▸ WHAT TO DO
Copy out each line below that has the word "this" in it.

▸ SOURCE MATERIAL

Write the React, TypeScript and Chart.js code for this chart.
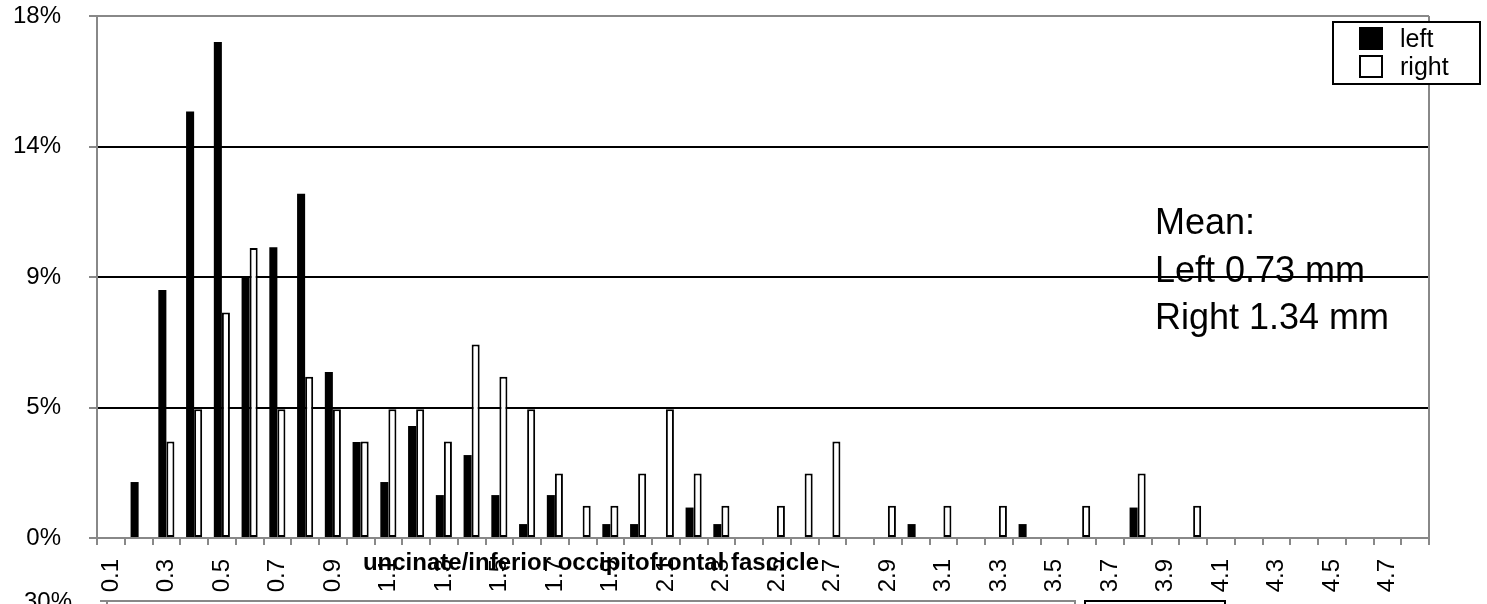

...

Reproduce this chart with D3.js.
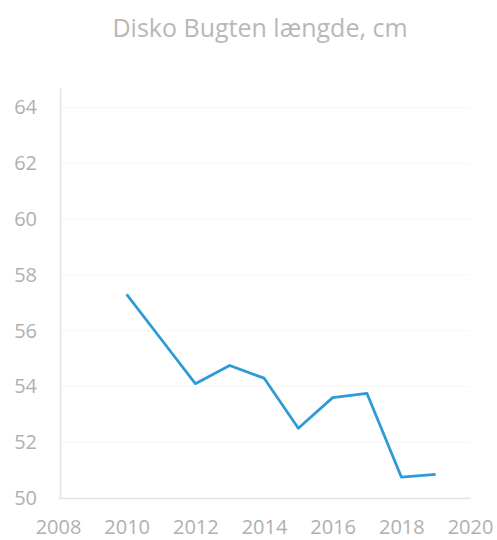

...

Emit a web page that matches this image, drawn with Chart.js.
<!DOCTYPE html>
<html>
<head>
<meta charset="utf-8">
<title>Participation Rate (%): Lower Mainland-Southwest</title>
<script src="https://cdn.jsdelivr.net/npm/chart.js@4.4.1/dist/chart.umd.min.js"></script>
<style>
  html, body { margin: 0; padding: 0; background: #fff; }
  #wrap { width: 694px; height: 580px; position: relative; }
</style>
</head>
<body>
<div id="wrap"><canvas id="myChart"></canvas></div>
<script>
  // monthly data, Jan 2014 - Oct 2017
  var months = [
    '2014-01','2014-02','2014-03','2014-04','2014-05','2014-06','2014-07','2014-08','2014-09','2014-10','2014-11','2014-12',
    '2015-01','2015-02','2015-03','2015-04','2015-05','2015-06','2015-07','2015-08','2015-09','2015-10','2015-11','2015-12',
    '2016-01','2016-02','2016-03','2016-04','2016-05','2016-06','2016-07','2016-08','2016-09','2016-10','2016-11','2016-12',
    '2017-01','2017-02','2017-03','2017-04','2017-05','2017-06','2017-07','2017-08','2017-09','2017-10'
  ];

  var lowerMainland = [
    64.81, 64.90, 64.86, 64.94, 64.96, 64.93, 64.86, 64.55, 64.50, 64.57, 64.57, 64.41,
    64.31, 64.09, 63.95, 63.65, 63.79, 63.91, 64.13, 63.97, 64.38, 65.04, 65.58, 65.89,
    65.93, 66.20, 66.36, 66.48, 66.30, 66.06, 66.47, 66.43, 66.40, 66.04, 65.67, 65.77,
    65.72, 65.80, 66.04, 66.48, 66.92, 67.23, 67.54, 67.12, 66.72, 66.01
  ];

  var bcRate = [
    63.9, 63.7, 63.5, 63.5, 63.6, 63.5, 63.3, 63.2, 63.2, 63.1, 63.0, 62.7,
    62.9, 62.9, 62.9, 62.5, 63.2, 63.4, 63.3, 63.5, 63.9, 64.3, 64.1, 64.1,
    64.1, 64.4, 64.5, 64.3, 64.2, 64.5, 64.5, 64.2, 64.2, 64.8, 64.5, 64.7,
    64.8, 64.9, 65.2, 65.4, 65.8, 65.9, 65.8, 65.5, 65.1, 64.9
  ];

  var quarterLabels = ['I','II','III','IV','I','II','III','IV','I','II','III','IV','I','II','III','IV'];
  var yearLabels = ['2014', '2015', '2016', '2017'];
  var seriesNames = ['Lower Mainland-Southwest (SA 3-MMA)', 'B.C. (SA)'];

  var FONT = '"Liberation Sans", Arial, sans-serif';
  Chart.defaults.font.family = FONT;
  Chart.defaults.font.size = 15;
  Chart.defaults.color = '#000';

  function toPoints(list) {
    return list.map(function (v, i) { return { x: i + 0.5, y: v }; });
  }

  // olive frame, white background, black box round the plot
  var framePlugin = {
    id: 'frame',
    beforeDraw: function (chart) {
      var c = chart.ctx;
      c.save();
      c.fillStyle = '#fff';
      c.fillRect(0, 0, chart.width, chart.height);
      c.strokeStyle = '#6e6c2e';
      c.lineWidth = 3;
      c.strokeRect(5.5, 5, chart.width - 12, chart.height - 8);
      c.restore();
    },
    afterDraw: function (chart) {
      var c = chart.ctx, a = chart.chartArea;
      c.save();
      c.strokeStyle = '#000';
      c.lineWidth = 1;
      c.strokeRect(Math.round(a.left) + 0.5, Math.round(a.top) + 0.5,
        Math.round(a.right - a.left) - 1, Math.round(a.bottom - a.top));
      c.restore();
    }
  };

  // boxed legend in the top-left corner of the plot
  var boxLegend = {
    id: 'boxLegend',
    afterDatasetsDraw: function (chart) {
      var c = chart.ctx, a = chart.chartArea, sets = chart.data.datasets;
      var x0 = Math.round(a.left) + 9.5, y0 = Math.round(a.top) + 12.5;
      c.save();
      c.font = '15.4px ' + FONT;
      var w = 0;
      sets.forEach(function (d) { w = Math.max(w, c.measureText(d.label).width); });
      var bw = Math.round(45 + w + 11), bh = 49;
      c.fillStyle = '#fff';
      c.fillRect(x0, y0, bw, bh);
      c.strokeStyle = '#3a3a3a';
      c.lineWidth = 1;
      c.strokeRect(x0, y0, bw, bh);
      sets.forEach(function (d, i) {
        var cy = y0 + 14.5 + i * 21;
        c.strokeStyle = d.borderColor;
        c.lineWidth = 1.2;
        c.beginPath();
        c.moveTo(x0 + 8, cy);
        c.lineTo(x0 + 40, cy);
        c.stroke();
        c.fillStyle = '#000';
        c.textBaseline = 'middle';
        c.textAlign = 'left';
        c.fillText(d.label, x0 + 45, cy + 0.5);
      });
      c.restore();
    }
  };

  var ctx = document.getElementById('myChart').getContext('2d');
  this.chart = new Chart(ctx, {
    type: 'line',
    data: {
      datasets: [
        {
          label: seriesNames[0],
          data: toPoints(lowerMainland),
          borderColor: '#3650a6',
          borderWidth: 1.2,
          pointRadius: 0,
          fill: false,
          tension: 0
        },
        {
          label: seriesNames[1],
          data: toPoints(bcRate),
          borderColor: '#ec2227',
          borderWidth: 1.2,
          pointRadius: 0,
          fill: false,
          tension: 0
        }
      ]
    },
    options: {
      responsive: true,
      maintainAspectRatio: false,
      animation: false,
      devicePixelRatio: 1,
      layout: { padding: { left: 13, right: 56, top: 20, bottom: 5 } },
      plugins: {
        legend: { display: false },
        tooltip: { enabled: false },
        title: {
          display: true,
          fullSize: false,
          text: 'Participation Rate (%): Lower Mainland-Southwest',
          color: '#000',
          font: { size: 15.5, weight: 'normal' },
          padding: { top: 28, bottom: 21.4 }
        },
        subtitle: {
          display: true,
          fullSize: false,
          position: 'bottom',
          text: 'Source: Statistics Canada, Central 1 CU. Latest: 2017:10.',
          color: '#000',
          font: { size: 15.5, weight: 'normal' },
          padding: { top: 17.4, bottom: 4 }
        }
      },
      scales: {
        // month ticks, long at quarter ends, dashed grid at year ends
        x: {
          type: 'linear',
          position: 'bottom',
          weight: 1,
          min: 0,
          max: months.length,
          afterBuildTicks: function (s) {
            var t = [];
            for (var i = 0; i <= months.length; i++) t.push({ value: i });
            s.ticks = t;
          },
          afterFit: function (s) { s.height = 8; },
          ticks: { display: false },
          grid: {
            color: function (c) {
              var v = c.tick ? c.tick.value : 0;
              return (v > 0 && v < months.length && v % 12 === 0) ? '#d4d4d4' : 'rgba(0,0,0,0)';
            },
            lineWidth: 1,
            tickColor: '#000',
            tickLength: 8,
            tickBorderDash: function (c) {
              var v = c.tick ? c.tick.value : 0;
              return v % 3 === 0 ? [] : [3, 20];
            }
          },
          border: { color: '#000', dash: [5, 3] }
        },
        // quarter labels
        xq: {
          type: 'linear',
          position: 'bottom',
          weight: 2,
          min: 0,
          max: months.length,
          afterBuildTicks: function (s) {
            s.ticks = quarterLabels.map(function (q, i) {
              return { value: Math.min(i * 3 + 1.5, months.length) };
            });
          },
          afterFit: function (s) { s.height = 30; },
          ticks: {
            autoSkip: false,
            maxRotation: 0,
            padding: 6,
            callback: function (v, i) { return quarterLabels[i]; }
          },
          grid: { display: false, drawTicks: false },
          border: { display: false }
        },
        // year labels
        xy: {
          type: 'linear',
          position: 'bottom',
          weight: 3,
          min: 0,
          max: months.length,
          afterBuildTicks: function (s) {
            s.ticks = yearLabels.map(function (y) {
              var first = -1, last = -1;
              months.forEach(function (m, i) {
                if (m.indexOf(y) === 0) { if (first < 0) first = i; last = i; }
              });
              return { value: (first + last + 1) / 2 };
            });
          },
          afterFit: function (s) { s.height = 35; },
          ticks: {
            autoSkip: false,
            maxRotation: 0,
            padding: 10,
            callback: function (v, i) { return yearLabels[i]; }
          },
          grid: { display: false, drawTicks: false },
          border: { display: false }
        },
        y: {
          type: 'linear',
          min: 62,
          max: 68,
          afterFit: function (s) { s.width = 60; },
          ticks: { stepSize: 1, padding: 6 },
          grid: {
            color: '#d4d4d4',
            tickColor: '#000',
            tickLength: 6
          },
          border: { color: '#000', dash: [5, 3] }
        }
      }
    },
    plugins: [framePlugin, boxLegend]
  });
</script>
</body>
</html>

▸ EXERCISE SOLUTION
Write the React, TypeScript and Chart.js code for this chart.
Reproduce this chart with D3.js.
Emit a web page that matches this image, drawn with Chart.js.
  this.chart = new Chart(ctx, {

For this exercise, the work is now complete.